President Donald Trump’s administration has already been plagued by scandal before it’s 100th day has even come to pass. Now, Secretary of State Rex Tillerson has been caught using a fake name while he was Exxon Mobil’s chief executive.
These revelations come as part of a fraud investigation by New York and Massachusetts into whether the oil company misled investors for years about the possible impact of climate change on its business model.
Between the years 2008 and 2015 Tillerson used the name Wayne Tracker to discuss the potential impact of climate change. The reason given for using this account on the Exxon Mobil systems instead of his own was for “secure and expedited communications between select senior company officials and the former chairman for a broad range of business related topics.” Tillerson’s own account was supposedly receiving too many messages according to Exxon spokesman Alan Jeffers.
This is the third e-mail related scandal to hit Washington D.C. recently after it was revealed that both Hillary Clinton and Vice President Mike Pence used their private and unsecured e-mail accounts to conduct official government business. However, neither of those cases involved the perpetrators using an alias.
New York Attorney General Eric Schneidermann issued a statement on the matter, saying:
Despite the company’s incidental production of approximately 60 documents bearing the ‘Wayne Tracker’ email address, neither Exxon nor its counsel have ever disclosed that this separate email account was a vehicle for Mr Tillerson’s relevant communications at Exxon, and no documents appear to have been collected from this email account.
Exxon Mobil has already tried to cover their tracks by not including the sixty e-mails associated with “Wayne Tracker” when corruption investigators subpoenaed documents relevant to the climate change scandal.

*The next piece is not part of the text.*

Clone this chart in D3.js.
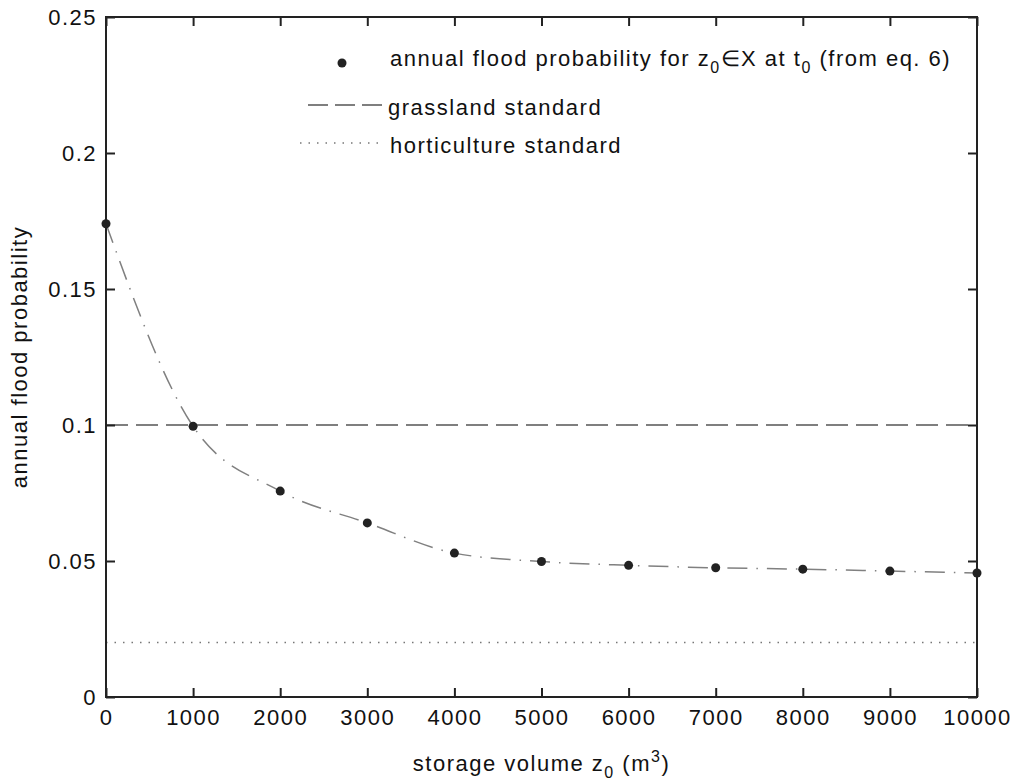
<!DOCTYPE html>
<html>
<head>
<meta charset="utf-8">
<script src="https://cdn.jsdelivr.net/npm/d3@7"></script>
<style>
  body { margin: 0; background: #fff; }
  text { font-family: "Liberation Sans", Arial, sans-serif; fill: #111; letter-spacing: 1.5px; }
</style>
</head>
<body>
<div id="root"></div>
<script>
// storage volume (m3) and annual flood probability
const volumes = [0, 1000, 2000, 3000, 4000, 5000, 6000, 7000, 8000, 9000, 10000]
const probs = [0.174, 0.0995, 0.0757, 0.064, 0.0529, 0.0498, 0.0484, 0.0475, 0.047, 0.0463, 0.0456]
const grassland = 0.1
const horticulture = 0.02
const xTicks = [0, 1000, 2000, 3000, 4000, 5000, 6000, 7000, 8000, 9000, 10000]
const yTicks = [0, 0.05, 0.1, 0.15, 0.2, 0.25]

const W = 1022, H = 783
const margin = { top: 17, right: 45, bottom: 86, left: 106 }
const width = W - margin.left - margin.right
const height = H - margin.top - margin.bottom
const fs = 22

const svg = d3.select("#root").append("svg")
  .attr("width", W)
  .attr("height", H)

const g = svg.append("g")
  .attr("transform", "translate(" + margin.left + "," + margin.top + ")")

const x = d3.scaleLinear().domain([0, 10000]).range([0, width])
const y = d3.scaleLinear().domain([0, 0.25]).range([height, 0])

// standards
g.append("line")
  .attr("x1", 0).attr("x2", width)
  .attr("y1", y(grassland)).attr("y2", y(grassland))
  .attr("stroke", "#555").attr("stroke-width", 1.3)
  .attr("stroke-dasharray", "22,8")

g.append("line")
  .attr("x1", 0).attr("x2", width)
  .attr("y1", y(horticulture)).attr("y2", y(horticulture))
  .attr("stroke", "#777").attr("stroke-width", 1.5)
  .attr("stroke-dasharray", "1.5,7")

// curve through the points
const line = d3.line()
  .x(function(d, i) { return x(volumes[i]) })
  .y(function(d) { return y(d) })
  .curve(d3.curveMonotoneX)

g.append("path")
  .datum(probs)
  .attr("d", line)
  .attr("fill", "none")
  .attr("stroke", "#808080")
  .attr("stroke-width", 1.5)
  .attr("stroke-dasharray", "20,9,1.5,9")

g.selectAll(".pt")
  .data(probs)
  .enter()
  .append("circle")
  .attr("class", "pt")
  .attr("cx", function(d, i) { return x(volumes[i]) })
  .attr("cy", function(d) { return y(d) })
  .attr("r", 4.5)
  .attr("fill", "#222")

// axes box with inward ticks
const styleAxis = (sel) => {
  sel.select(".domain").remove()
  sel.selectAll(".tick line").attr("stroke", "#222").attr("stroke-width", 2)
  sel.selectAll(".tick text").attr("font-size", fs).attr("fill", "#111")
    .attr("font-family", "Liberation Sans, Arial, sans-serif")
}

g.append("g")
  .attr("transform", "translate(0," + height + ")")
  .call(d3.axisBottom(x).tickValues(xTicks).tickSizeInner(-9).tickSizeOuter(0).tickPadding(12).tickFormat(d3.format("d")))
  .call(styleAxis)

g.append("g")
  .call(d3.axisTop(x).tickValues(xTicks).tickSizeInner(-9).tickSizeOuter(0).tickFormat(""))
  .call(styleAxis)

g.append("g")
  .call(d3.axisLeft(y).tickValues(yTicks).tickSizeInner(-9).tickSizeOuter(0).tickPadding(9).tickFormat(function(d) { return d === 0 ? "0" : d3.format("")(d) }))
  .call(styleAxis)

g.append("g")
  .attr("transform", "translate(" + width + ",0)")
  .call(d3.axisRight(y).tickValues(yTicks).tickSizeInner(-9).tickSizeOuter(0).tickFormat(""))
  .call(styleAxis)

g.append("rect")
  .attr("width", width).attr("height", height)
  .attr("fill", "none").attr("stroke", "#222").attr("stroke-width", 2)

// legend
const leg = svg.append("g")
leg.append("circle").attr("cx", 342).attr("cy", 63).attr("r", 4.5).attr("fill", "#222")
const t1 = leg.append("text").attr("x", 390).attr("y", 66).attr("font-size", fs)
t1.append("tspan").text("annual flood probability for z")
t1.append("tspan").attr("font-size", 16).attr("dy", 7).text("0")
t1.append("tspan").attr("dy", -7).text("∈X at t")
t1.append("tspan").attr("font-size", 16).attr("dy", 7).text("0")
t1.append("tspan").attr("dy", -7).text(" (from eq. 6)")

leg.append("line").attr("x1", 308).attr("x2", 385).attr("y1", 105).attr("y2", 105)
  .attr("stroke", "#555").attr("stroke-width", 1.3).attr("stroke-dasharray", "20,7")
leg.append("text").attr("x", 388).attr("y", 115).attr("font-size", fs).text("grassland standard")

leg.append("line").attr("x1", 300).attr("x2", 385).attr("y1", 143).attr("y2", 143)
  .attr("stroke", "#777").attr("stroke-width", 1.5).attr("stroke-dasharray", "1.5,7")
leg.append("text").attr("x", 390).attr("y", 153).attr("font-size", fs).text("horticulture standard")

// axis labels
const xl = svg.append("text").attr("x", margin.left + width / 2).attr("y", 771)
  .attr("text-anchor", "middle").attr("font-size", fs)
xl.append("tspan").text("storage volume z")
xl.append("tspan").attr("font-size", 16).attr("dy", 7).text("0")
xl.append("tspan").attr("dy", -7).text(" (m")
xl.append("tspan").attr("font-size", 16).attr("dy", -9).text("3")
xl.append("tspan").attr("dy", 9).text(")")

svg.append("text")
  .attr("transform", "translate(27," + (margin.top + height / 2) + ") rotate(-90)")
  .attr("text-anchor", "middle").attr("font-size", fs)
  .text("annual flood probability")
</script>
</body>
</html>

Questions are now being raised about what the company knew about the damaging effects of fossil fuels on the environment and when.
Republicans are trying to derail the investigation into Exxon Mobil on the grounds that it seeks to silence scientists who dispute that climate change is caused primarily by humans. If it turns out that the company knew about the dangers of climate change and deliberately tried to hide them there will be serious repercussions, not least for Exxon Mobil’s reputation.
Trump has no problem employing corrupt businessmen. There is a very good reason why Tillerson would use a fake name: he and Exxon Mobil knew how bad the company’s business practices were affecting the environment, and they needed a degree of deniability when discussing climate change, the cause of which is almost certainly mostly as a result of humans.
If the Secretary of State is willing to hide his identity to protect himself from allegations he knowingly destroyed the planet, what else is he willing to hide? The Trump administration’s only degree of transparency comes through unauthorized leaks. Tillerson will surely keep the State Department shrouded in mystery.